■ Given problem
In the data below, find each line containing the string "this" and return it.

Collected data

# # # # #

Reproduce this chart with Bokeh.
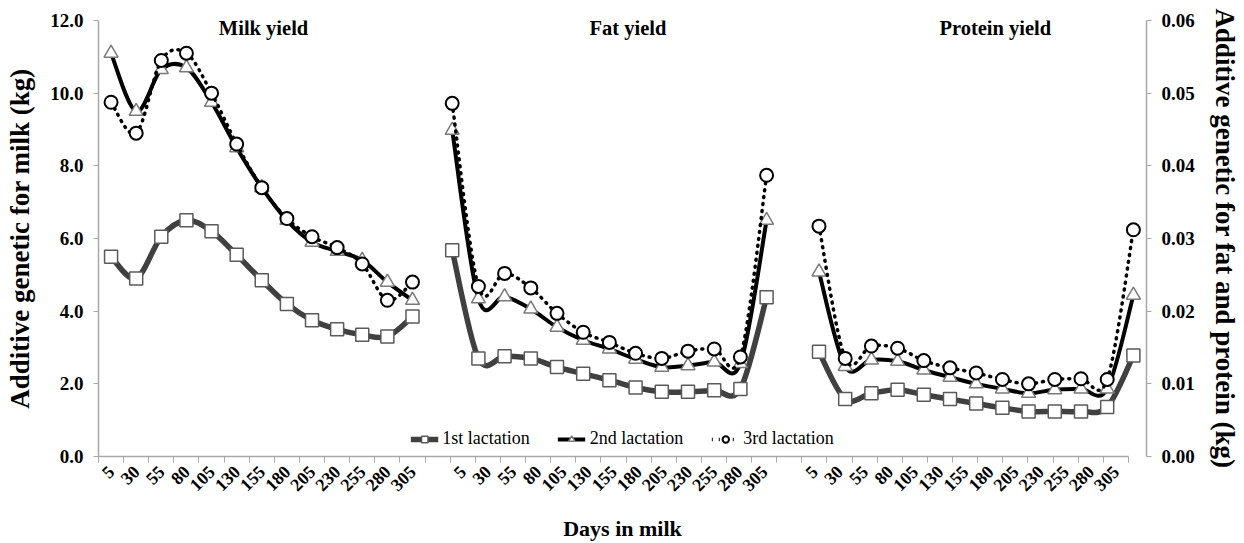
import math
from bokeh.plotting import figure
from bokeh.models import (Range1d, LinearAxis, FixedTicker, NumeralTickFormatter,
                          Legend, LegendItem, Label, Grid)
from bokeh.embed import file_html
from bokeh.resources import INLINE

# ---------------- data ----------------
days = [5, 30, 55, 80, 105, 130, 155, 180, 205, 230, 255, 280, 305]
panel_titles = ["Milk yield", "Fat yield", "Protein yield"]
series_names = ["1st lactation", "2nd lactation", "3rd lactation"]

milk_1 = [5.5, 4.9, 6.05, 6.5, 6.2, 5.55, 4.85, 4.2, 3.75, 3.5, 3.35, 3.3, 3.85]
milk_2 = [11.1, 9.5, 10.65, 10.7, 9.75, 8.5, 7.4, 6.5, 5.9, 5.65, 5.4, 4.8, 4.3]
milk_3 = [9.75, 8.9, 10.9, 11.1, 10.0, 8.6, 7.4, 6.55, 6.05, 5.75, 5.3, 4.3, 4.8]

fat_1 = [0.0284, 0.0135, 0.0138, 0.0135, 0.0123, 0.0114, 0.0105, 0.0095, 0.0089, 0.0089, 0.0091, 0.0093, 0.0219]
fat_2 = [0.0449, 0.0217, 0.0220, 0.0203, 0.0178, 0.0160, 0.0148, 0.0134, 0.0123, 0.0125, 0.0130, 0.0128, 0.0325]
fat_3 = [0.0486, 0.0234, 0.0252, 0.0232, 0.0197, 0.0171, 0.0157, 0.0142, 0.0135, 0.0145, 0.0148, 0.0137, 0.0387]

prot_1 = [0.0144, 0.0079, 0.0087, 0.0092, 0.0085, 0.0079, 0.0073, 0.0067, 0.0062, 0.0062, 0.0062, 0.0068, 0.0139]
prot_2 = [0.0254, 0.0124, 0.0133, 0.0131, 0.0119, 0.0109, 0.0100, 0.0093, 0.0087, 0.0092, 0.0093, 0.0093, 0.0222]
prot_3 = [0.0317, 0.0135, 0.0152, 0.0149, 0.0132, 0.0122, 0.0115, 0.0106, 0.0100, 0.0106, 0.0107, 0.0106, 0.0312]

milk_ticks = [0, 2, 4, 6, 8, 10, 12]
fp_ticks = [0.0, 0.01, 0.02, 0.03, 0.04, 0.05, 0.06]

y_title_left = "Additive genetic for milk (kg)"
y_title_right = "Additive genetic for fat and protein (kg)"
x_title = "Days in milk"

# ---------------- category layout ----------------
n = len(days)
# primary category axis: milk 0..12, gap, fat 14..26, gap, protein 28..40
label_pos = [g * (n + 1) + i for g in range(3) for i in range(n)]
label_txt = [str(d) for g in range(3) for d in days]
boundaries = [k - 0.5 for k in range(3 * n + 3)]
milk_x = [i for i in range(n)]
# secondary category axis (40 slots): fat 13..25, protein 27..39
fat_x = [n + i for i in range(n)]
prot_x = [2 * n + 1 + i for i in range(n)]

SERIF = "Liberation Serif"
GREY = "#a8a8a8"

p = figure(width=1244, height=543,
           x_range=Range1d(-0.5, 41.22), y_range=Range1d(0, 12),
           x_axis_location=None, y_axis_location=None,
           output_backend="svg", toolbar_location=None,
           min_border_left=98, min_border_right=98,
           min_border_top=20, min_border_bottom=87)
p.extra_x_ranges = {"sec": Range1d(-0.5, 39.5)}
p.extra_y_ranges = {"sec": Range1d(0, 0.06)}
p.outline_line_color = None
p.background_fill_color = "white"
p.border_fill_color = "white"
p.center = [c for c in p.center if not isinstance(c, Grid)]

# x axis
xaxis = LinearAxis(ticker=FixedTicker(ticks=label_pos, minor_ticks=boundaries),
                   bounds=(-0.5, 3 * n + 1.5))
xaxis.major_label_overrides = {pos: t for pos, t in zip(label_pos, label_txt)}
xaxis.major_label_orientation = math.pi / 4
xaxis.major_tick_out = 0
xaxis.major_tick_in = 0
xaxis.minor_tick_out = 6
xaxis.minor_tick_in = 0
xaxis.minor_tick_line_color = GREY
xaxis.axis_line_color = GREY
xaxis.axis_line_width = 1.5
xaxis.major_label_text_font = SERIF
xaxis.major_label_text_font_style = "bold"
xaxis.major_label_text_font_size = "18px"
xaxis.major_label_text_color = "black"
xaxis.major_label_standoff = 6
xaxis.axis_label = x_title
xaxis.axis_label_text_font = SERIF
xaxis.axis_label_text_font_style = "bold"
xaxis.axis_label_text_font_size = "22px"
xaxis.axis_label_text_color = "black"
xaxis.axis_label_standoff = 16
p.add_layout(xaxis, "below")

def style_y(ax, fmt, label):
    ax.formatter = NumeralTickFormatter(format=fmt)
    ax.major_tick_out = 5
    ax.major_tick_in = 0
    ax.minor_tick_out = 0
    ax.minor_tick_in = 0
    ax.major_tick_line_color = GREY
    ax.axis_line_color = GREY
    ax.axis_line_width = 1.5
    ax.major_label_text_font = SERIF
    ax.major_label_text_font_style = "bold"
    ax.major_label_text_font_size = "19px"
    ax.major_label_text_color = "black"
    ax.major_label_standoff = 10
    ax.axis_label = label
    ax.axis_label_text_font = SERIF
    ax.axis_label_text_font_style = "bold"
    ax.axis_label_text_font_size = "27px"
    ax.axis_label_text_color = "black"
    ax.axis_label_standoff = 12

yl = LinearAxis(ticker=FixedTicker(ticks=milk_ticks))
style_y(yl, "0.0", y_title_left)
p.add_layout(yl, "left")

yr = LinearAxis(y_range_name="sec", ticker=FixedTicker(ticks=fp_ticks))
style_y(yr, "0.00", y_title_right)
p.add_layout(yr, "right")

styles = [
    dict(line=dict(line_color="#404040", line_width=5.5),
         mark=dict(marker="square", size=13, fill_color="white", line_color="#5a5a5a", line_width=1.5)),
    dict(line=dict(line_color="black", line_width=4),
         mark=dict(marker="triangle", size=14, fill_color="white", line_color="#7a7a7a", line_width=1.5)),
    dict(line=dict(line_color="black", line_width=3.5, line_dash="1 6"),
         mark=dict(marker="circle", size=13, fill_color="white", line_color="black", line_width=2)),
]

def smooth_segments(xs, ys):
    """Bezier control points of a smoothed (Catmull-Rom style) curve through the data."""
    m = len(xs)
    seg = dict(x0=[], y0=[], x1=[], y1=[], cx0=[], cy0=[], cx1=[], cy1=[])
    for i in range(m - 1):
        a = max(i - 1, 0)
        b = min(i + 2, m - 1)
        seg["x0"].append(xs[i]); seg["y0"].append(ys[i])
        seg["x1"].append(xs[i + 1]); seg["y1"].append(ys[i + 1])
        seg["cx0"].append(xs[i] + (xs[i + 1] - xs[a]) / 6.0)
        seg["cy0"].append(ys[i] + (ys[i + 1] - ys[a]) / 6.0)
        seg["cx1"].append(xs[i + 1] - (xs[b] - xs[i]) / 6.0)
        seg["cy1"].append(ys[i + 1] - (ys[b] - ys[i]) / 6.0)
    return seg

groups = [
    (milk_x, [milk_1, milk_2, milk_3], "default", "default"),
    (fat_x, [fat_1, fat_2, fat_3], "sec", "sec"),
    (prot_x, [prot_1, prot_2, prot_3], "sec", "sec"),
]

legend_items = []
for gi, (xs, ys_list, xr, yr_name) in enumerate(groups):
    for si, ys in enumerate(ys_list):
        st = styles[si]
        seg = smooth_segments(xs, ys)
        p.bezier(x0=seg["x0"], y0=seg["y0"], x1=seg["x1"], y1=seg["y1"],
                 cx0=seg["cx0"], cy0=seg["cy0"], cx1=seg["cx1"], cy1=seg["cy1"],
                 x_range_name=xr, y_range_name=yr_name, line_cap="round", **st["line"])
        mr = p.scatter(xs, ys, x_range_name=xr, y_range_name=yr_name, **st["mark"])
        if gi == 0:
            # one-point line: draws nothing in the plot, only supplies the legend line sample
            lr = p.line(xs[:1], ys[:1], x_range_name=xr, y_range_name=yr_name, **st["line"])
            legend_items.append(LegendItem(label=series_names[si], renderers=[lr, mr]))

legend = Legend(items=legend_items,
                orientation="horizontal", location="bottom_center",
                label_text_font=SERIF, label_text_font_size="18px", label_text_color="black",
                glyph_width=28, glyph_height=16, label_standoff=4, spacing=28,
                padding=4, margin=7, background_fill_alpha=0, border_line_color=None)
p.add_layout(legend)

# panel titles
title_x = [6.07, 20.58, 35.2]
for tx, t in zip(title_x, panel_titles):
    p.add_layout(Label(x=tx, y=11.8, text=t, text_align="center", text_baseline="middle",
                       text_font=SERIF, text_font_style="bold", text_font_size="20.5px",
                       text_color="black"))

open("out.html", "w").write(file_html(p, INLINE))
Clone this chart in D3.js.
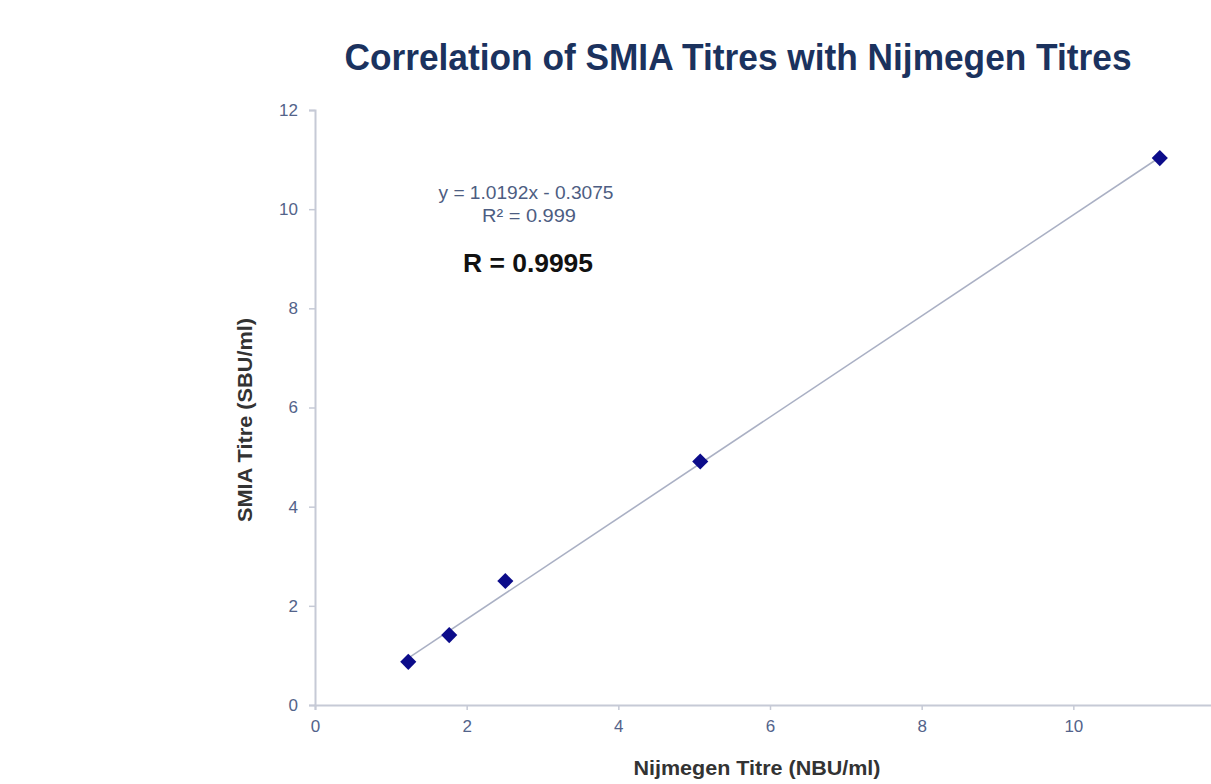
<!DOCTYPE html>
<html>
<head>
<meta charset="utf-8">
<script src="https://cdn.jsdelivr.net/npm/d3@7"></script>
<style>
  html, body { margin: 0; padding: 0; background: #fff; overflow: hidden; }
  svg { display: block; font-family: "Liberation Sans", Arial, sans-serif; }
</style>
</head>
<body>
<svg id="chart" width="1211" height="784"></svg>
<script>
// Paired titres measured by both assays
const nijmegen = [1.23, 1.77, 2.51, 5.08, 11.14];   // NBU/ml
const smia     = [0.87, 1.41, 2.50, 4.91, 11.03];   // SBU/ml

// Linear fit reported on the chart
const slope = 1.0192;
const intercept = -0.3075;

const xTicks = [0, 2, 4, 6, 8, 10];
const yTicks = [0, 2, 4, 6, 8, 10, 12];

const svg = d3.select("#chart");

const x = d3.scaleLinear().domain([0, 12]).range([315, 1225]);
const y = d3.scaleLinear().domain([0, 12]).range([705, 110]);

const axisColor = "#c6cad6";
const tickText = "#53638a";

// Title
svg.append("text")
  .attr("x", 738).attr("y", 70)
  .attr("text-anchor", "middle")
  .attr("font-size", 36).attr("font-weight", "bold")
  .attr("fill", "#1b325e")
  .attr("textLength", 787).attr("lengthAdjust", "spacingAndGlyphs")
  .text("Correlation of SMIA Titres with Nijmegen Titres");

// Axes
const xAxis = svg.append("g")
  .attr("transform", `translate(0,${y(0)})`)
  .call(d3.axisBottom(x).tickValues(xTicks).tickSize(5).tickPadding(10).tickFormat(d3.format("d")));
const yAxis = svg.append("g")
  .attr("transform", `translate(${x(0)},0)`)
  .call(d3.axisLeft(y).tickValues(yTicks).tickSize(6).tickPadding(11).tickFormat(d3.format("d")));

[xAxis, yAxis].forEach(g => {
  g.select(".domain").attr("stroke", axisColor).attr("stroke-width", 2);
  g.selectAll(".tick line").attr("stroke", axisColor).attr("stroke-width", 1.5);
  g.selectAll(".tick text")
    .attr("fill", tickText)
    .attr("font-size", 17)
    .attr("font-family", "Liberation Sans, Arial, sans-serif");
});

// Axis titles
svg.append("text")
  .attr("x", 757).attr("y", 775)
  .attr("text-anchor", "middle")
  .attr("font-size", 21).attr("font-weight", "bold")
  .attr("fill", "#333333")
  .attr("textLength", 247).attr("lengthAdjust", "spacingAndGlyphs")
  .text("Nijmegen Titre (NBU/ml)");

svg.append("text")
  .attr("transform", "translate(252,420) rotate(-90)")
  .attr("text-anchor", "middle")
  .attr("font-size", 21).attr("font-weight", "bold")
  .attr("fill", "#333333")
  .attr("textLength", 204).attr("lengthAdjust", "spacingAndGlyphs")
  .text("SMIA Titre (SBU/ml)");

// Trendline across the measured range
const xMin = d3.min(nijmegen), xMax = d3.max(nijmegen);
const fitLine = [xMin, xMax].map(v => [v, slope * v + intercept]);
svg.append("path")
  .datum(fitLine)
  .attr("d", d3.line().x(d => x(d[0])).y(d => y(d[1])))
  .attr("fill", "none")
  .attr("stroke", "#aab0c4")
  .attr("stroke-width", 1.6);

// Data markers (diamonds)
const diamond = d3.symbol().type(d3.symbolSquare).size(130);
svg.append("g").selectAll("path")
  .data(nijmegen.map((v, i) => [v, smia[i]]))
  .join("path")
  .attr("d", diamond)
  .attr("transform", d => `translate(${x(d[0])},${y(d[1])}) rotate(45)`)
  .attr("fill", "#0c0c8a");

// Fit annotations
svg.append("text")
  .attr("x", 526).attr("y", 199)
  .attr("text-anchor", "middle")
  .attr("font-size", 17.5).attr("fill", "#4d5d82")
  .attr("textLength", 175).attr("lengthAdjust", "spacingAndGlyphs")
  .text(`y = ${slope.toFixed(4)}x - ${Math.abs(intercept).toFixed(4)}`);

svg.append("text")
  .attr("x", 529).attr("y", 222)
  .attr("text-anchor", "middle")
  .attr("font-size", 17.5).attr("fill", "#4d5d82")
  .attr("textLength", 94).attr("lengthAdjust", "spacingAndGlyphs")
  .text("R² = 0.999");

svg.append("text")
  .attr("x", 528).attr("y", 272)
  .attr("text-anchor", "middle")
  .attr("font-size", 26).attr("font-weight", "bold").attr("fill", "#111111")
  .attr("textLength", 130).attr("lengthAdjust", "spacingAndGlyphs")
  .text("R = 0.9995");
</script>
</body>
</html>
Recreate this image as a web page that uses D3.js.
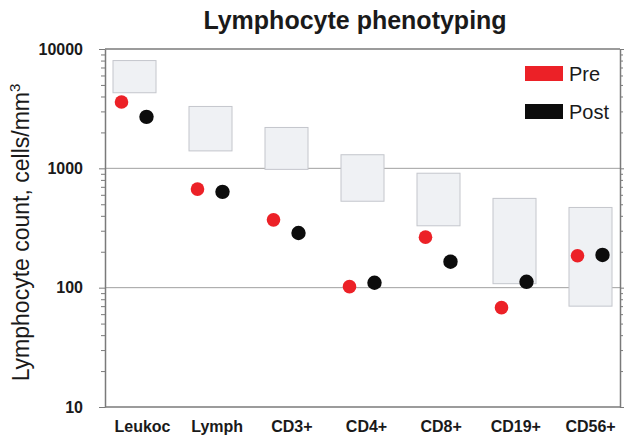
<!DOCTYPE html>
<html>
<head>
<meta charset="utf-8">
<script src="https://cdn.jsdelivr.net/npm/d3@7"></script>
<style>
  html, body { margin: 0; padding: 0; background: #fff; }
  svg { display: block; font-family: Arial, "Liberation Sans", Helvetica, sans-serif; }
</style>
</head>
<body>
<svg id="chart" width="624" height="437"></svg>
<script>
// ---- data ----
const categories = ["Leukoc", "Lymph", "CD3+", "CD4+", "CD8+", "CD19+", "CD56+"];
const normalLow  = [4300, 1400, 980, 530, 330, 108, 70];
const normalHigh = [8000, 3300, 2200, 1300, 910, 560, 470];
const preValues  = [3600, 670, 370, 102, 265, 68, 185];
const postValues = [2700, 635, 287, 110, 165, 112, 188];
const seriesNames = ["Pre", "Post"];
const yTickLabels = [10, 100, 1000, 10000];

// ---- layout ----
const W = 624, H = 437;
const plot = { left: 105, right: 620, top: 49, bottom: 407 };
const svg = d3.select("#chart");

const x = d3.scalePoint().domain(categories).range([134.5, 590.5]);
const xLabel = d3.scalePoint().domain(categories).range([142, 590]);
const y = d3.scaleLog().domain([10, 10000]).range([plot.bottom, plot.top]);
const colors = { Pre: "#ec2127", Post: "#0c0c0c" };

// gridlines at 1000 and 100
svg.append("g").selectAll("line")
  .data([100, 1000]).join("line")
  .attr("x1", plot.left).attr("x2", plot.right)
  .attr("y1", d => y(d)).attr("y2", d => y(d))
  .attr("stroke", "#a0a0a0").attr("stroke-width", 1);

// normal range boxes
const boxW = 43;
svg.append("g").selectAll("rect")
  .data(categories).join("rect")
  .attr("x", d => x(d) - boxW / 2)
  .attr("width", boxW)
  .attr("y", (d, i) => y(normalHigh[i]))
  .attr("height", (d, i) => y(normalLow[i]) - y(normalHigh[i]))
  .attr("fill", "#eff1f4")
  .attr("stroke", "#c4c6cc")
  .attr("stroke-width", 1);

// frame
const frameColor = "#7a7a7a";
svg.append("line").attr("x1", plot.left).attr("x2", plot.right)
  .attr("y1", plot.top).attr("y2", plot.top).attr("stroke", frameColor).attr("stroke-width", 1.5);

// axes
const allTicks = y.ticks();
const isMajor = d => yTickLabels.includes(d);
const yAxisL = svg.append("g").attr("transform", `translate(${plot.left},0)`)
  .call(d3.axisLeft(y).tickValues(allTicks).tickFormat(d => isMajor(d) ? d : "").tickSizeOuter(0));
yAxisL.selectAll(".tick line").attr("x2", d => isMajor(d) ? -6 : -4);
const yAxisR = svg.append("g").attr("transform", `translate(${plot.right},0)`)
  .call(d3.axisRight(y).tickValues(allTicks).tickFormat("").tickSizeOuter(0));
yAxisR.selectAll(".tick line").attr("x2", d => isMajor(d) ? 5 : 3);
[yAxisL, yAxisR].forEach(g => {
  g.select(".domain").attr("stroke", frameColor).attr("stroke-width", 1.5);
  g.selectAll(".tick line").attr("stroke", frameColor).attr("stroke-width", 1);
});
yAxisL.selectAll(".tick text")
  .attr("x", -22)
  .style("font-size", "16px").style("font-weight", "bold").attr("fill", "#1a1a1a");

const xAxis = svg.append("g").attr("transform", `translate(0,${plot.bottom})`)
  .call(d3.axisBottom(xLabel).tickSize(0).tickPadding(14));
xAxis.select(".domain").remove();
svg.append("line").attr("x1", plot.left).attr("x2", plot.right)
  .attr("y1", plot.bottom).attr("y2", plot.bottom).attr("stroke", frameColor).attr("stroke-width", 1.5);
xAxis.selectAll(".tick text")
  .style("font-size", "16px").style("font-weight", "bold").attr("fill", "#1a1a1a");

// points
const offsets = { Pre: -13, Post: 12 };
const seriesData = { Pre: preValues, Post: postValues };
seriesNames.forEach(s => {
  svg.append("g").selectAll("circle")
    .data(categories).join("circle")
    .attr("cx", d => x(d) + offsets[s])
    .attr("cy", (d, i) => y(seriesData[s][i]))
    .attr("r", s === "Pre" ? 6.8 : 7.2)
    .attr("fill", colors[s]);
});

// legend
const legend = svg.append("g");
seriesNames.forEach((s, i) => {
  const ly = 66 + i * 38;
  legend.append("rect").attr("x", 525).attr("y", ly).attr("width", 38).attr("height", 15)
    .attr("fill", colors[s]);
  legend.append("text").attr("x", 569).attr("y", ly + 15)
    .style("font-size", "20px").attr("fill", "#1a1a1a").text(s);
});

// title
svg.append("text").attr("x", 355).attr("y", 29).attr("text-anchor", "middle")
  .style("font-size", "25px").style("font-weight", "bold").attr("fill", "#1a1a1a")
  .text("Lymphocyte phenotyping");

// y axis title
const yt = svg.append("text")
  .attr("transform", `translate(29,${(78 + 387) / 2}) rotate(-90)`)
  .attr("text-anchor", "middle")
  .style("font-size", "23px").attr("fill", "#1a1a1a");
yt.append("tspan").text("Lymphocyte count, cells/mm");
yt.append("tspan").attr("dy", -9).style("font-size", "15px").text("3");
</script>
</body>
</html>
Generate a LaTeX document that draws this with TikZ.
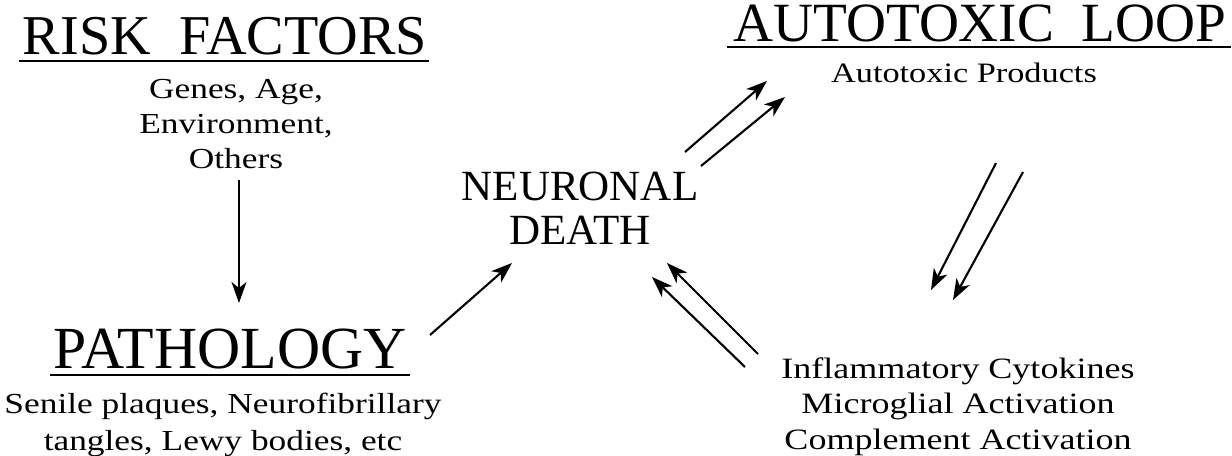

# # # # #

■ Output of the task
Reproduce this chart with Bokeh.
Clone this chart in D3.js.
Recreate this image as a web page that uses D3.js.
Generate a LaTeX document that draws this with TikZ.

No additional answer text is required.